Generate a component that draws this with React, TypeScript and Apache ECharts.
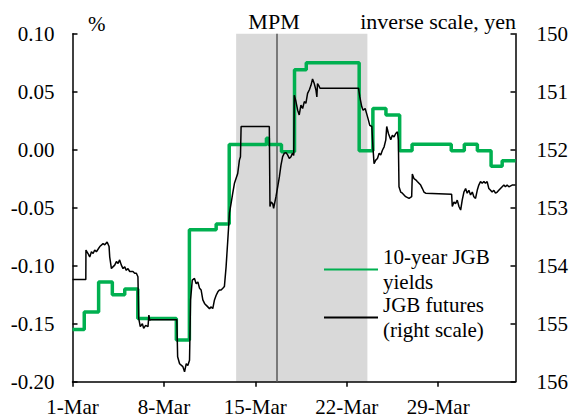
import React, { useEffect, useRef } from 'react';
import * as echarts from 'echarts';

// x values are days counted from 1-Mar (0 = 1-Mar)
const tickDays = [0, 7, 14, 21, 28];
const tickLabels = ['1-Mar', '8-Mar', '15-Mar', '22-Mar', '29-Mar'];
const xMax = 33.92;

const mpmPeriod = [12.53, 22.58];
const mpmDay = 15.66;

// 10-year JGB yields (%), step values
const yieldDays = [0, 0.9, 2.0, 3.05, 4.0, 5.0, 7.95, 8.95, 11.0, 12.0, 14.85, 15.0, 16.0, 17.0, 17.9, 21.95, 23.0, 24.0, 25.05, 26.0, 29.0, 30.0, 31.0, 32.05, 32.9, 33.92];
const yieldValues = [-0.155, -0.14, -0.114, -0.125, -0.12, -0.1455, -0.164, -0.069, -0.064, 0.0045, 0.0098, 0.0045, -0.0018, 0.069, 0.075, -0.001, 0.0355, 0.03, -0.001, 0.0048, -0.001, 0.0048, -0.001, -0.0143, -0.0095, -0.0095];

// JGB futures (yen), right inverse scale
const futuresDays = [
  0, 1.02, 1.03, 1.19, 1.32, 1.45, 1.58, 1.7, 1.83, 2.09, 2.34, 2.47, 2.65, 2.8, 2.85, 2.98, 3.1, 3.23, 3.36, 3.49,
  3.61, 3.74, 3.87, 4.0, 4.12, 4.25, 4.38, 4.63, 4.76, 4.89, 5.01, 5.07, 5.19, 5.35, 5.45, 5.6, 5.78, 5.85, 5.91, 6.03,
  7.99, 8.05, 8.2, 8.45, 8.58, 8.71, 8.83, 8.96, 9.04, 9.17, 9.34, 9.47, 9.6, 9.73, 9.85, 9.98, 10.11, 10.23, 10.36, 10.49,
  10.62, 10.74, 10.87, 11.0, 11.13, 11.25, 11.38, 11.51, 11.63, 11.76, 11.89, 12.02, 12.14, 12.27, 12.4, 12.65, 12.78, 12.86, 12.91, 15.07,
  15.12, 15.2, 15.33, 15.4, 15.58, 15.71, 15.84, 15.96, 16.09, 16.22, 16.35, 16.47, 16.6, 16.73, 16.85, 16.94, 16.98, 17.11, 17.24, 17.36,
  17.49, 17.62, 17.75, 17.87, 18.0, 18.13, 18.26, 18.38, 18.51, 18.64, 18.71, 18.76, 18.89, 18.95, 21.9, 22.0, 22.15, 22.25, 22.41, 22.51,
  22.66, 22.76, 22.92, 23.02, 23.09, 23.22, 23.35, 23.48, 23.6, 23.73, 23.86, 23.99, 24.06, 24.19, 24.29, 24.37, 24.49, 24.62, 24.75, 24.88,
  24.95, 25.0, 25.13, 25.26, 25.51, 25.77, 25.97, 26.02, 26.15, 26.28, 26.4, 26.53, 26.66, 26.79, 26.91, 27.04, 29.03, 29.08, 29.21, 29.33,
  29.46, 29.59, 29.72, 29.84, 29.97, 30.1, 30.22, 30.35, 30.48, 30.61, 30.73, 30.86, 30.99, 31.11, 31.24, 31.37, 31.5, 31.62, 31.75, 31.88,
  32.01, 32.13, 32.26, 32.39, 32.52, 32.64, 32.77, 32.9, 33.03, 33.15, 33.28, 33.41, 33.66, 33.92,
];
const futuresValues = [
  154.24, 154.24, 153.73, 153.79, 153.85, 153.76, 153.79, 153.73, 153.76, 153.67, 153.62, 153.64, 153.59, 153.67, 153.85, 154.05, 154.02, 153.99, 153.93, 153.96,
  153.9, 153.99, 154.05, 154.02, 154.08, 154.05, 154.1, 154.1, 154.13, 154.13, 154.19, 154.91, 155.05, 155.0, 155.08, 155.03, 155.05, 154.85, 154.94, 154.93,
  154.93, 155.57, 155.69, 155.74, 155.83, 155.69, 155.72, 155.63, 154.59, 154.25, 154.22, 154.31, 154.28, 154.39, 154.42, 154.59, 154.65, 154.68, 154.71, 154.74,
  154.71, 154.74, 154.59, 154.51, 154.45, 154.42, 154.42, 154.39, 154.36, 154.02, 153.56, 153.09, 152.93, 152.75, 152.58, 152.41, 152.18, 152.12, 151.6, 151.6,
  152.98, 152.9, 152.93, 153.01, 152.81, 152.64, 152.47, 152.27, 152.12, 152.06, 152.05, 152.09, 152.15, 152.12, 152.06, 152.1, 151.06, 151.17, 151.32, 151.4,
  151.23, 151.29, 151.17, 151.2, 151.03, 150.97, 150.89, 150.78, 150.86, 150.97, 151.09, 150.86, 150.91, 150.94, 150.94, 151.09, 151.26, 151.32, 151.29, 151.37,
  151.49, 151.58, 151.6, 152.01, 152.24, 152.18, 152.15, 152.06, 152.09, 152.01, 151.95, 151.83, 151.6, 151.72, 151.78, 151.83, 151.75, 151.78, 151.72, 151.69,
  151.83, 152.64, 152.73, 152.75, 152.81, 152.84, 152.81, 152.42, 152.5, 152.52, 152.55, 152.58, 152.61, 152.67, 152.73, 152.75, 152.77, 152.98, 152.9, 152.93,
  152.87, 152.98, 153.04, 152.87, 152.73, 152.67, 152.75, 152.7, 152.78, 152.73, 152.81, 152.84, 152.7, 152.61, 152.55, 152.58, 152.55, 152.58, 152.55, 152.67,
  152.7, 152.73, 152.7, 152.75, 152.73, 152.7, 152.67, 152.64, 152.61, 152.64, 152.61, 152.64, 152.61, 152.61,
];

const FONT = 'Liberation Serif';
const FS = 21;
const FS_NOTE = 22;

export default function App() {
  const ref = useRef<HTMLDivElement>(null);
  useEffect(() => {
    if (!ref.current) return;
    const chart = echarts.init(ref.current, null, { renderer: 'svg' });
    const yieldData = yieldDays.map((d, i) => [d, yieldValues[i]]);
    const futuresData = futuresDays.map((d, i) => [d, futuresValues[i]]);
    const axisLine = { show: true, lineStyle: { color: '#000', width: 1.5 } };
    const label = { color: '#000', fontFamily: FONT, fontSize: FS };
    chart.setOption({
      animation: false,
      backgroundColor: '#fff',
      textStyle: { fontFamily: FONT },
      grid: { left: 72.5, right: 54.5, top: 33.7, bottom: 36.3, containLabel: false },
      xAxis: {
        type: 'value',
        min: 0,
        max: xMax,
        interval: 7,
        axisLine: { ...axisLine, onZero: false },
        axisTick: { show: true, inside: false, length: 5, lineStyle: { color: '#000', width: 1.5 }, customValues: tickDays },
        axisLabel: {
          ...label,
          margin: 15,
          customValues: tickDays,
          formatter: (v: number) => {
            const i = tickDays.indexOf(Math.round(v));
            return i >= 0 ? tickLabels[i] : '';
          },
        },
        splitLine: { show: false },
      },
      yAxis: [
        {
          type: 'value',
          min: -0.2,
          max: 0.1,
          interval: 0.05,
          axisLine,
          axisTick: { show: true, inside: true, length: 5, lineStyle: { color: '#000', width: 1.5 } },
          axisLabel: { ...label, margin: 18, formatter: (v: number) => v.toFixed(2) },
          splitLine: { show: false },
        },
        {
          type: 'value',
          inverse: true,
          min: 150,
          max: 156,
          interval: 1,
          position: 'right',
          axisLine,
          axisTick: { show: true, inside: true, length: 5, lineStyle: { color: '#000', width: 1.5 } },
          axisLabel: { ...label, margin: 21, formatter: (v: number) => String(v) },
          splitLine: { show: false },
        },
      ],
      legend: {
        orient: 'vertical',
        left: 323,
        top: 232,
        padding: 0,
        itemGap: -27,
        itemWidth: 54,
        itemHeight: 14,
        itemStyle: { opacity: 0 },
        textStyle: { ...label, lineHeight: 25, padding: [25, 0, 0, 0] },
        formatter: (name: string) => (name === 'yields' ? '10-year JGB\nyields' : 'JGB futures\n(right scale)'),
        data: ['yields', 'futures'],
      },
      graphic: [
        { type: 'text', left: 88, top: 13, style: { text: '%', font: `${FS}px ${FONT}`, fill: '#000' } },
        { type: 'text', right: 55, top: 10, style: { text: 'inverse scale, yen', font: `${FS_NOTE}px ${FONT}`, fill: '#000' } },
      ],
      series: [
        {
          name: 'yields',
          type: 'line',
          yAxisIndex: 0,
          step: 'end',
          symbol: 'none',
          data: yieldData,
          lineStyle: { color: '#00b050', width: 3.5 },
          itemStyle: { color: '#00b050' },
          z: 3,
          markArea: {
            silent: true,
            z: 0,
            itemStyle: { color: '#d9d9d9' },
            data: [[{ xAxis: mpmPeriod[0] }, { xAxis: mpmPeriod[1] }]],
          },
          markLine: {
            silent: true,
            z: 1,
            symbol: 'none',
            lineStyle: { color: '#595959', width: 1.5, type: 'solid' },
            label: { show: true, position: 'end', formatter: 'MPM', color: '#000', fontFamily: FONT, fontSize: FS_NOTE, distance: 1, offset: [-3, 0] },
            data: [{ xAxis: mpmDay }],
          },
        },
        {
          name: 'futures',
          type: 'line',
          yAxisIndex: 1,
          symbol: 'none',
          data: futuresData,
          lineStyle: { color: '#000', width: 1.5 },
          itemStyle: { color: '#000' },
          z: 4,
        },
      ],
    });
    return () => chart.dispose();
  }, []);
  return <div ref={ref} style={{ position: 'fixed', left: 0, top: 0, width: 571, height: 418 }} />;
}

####################

What is being asked: Restate only the lines running from the start of the material above through the line containing "import * as echarts from 'echarts';", ends included. No pictures.

Solution:
Generate a component that draws this with React, TypeScript and Apache ECharts.
import React, { useEffect, useRef } from 'react';
import * as echarts from 'echarts';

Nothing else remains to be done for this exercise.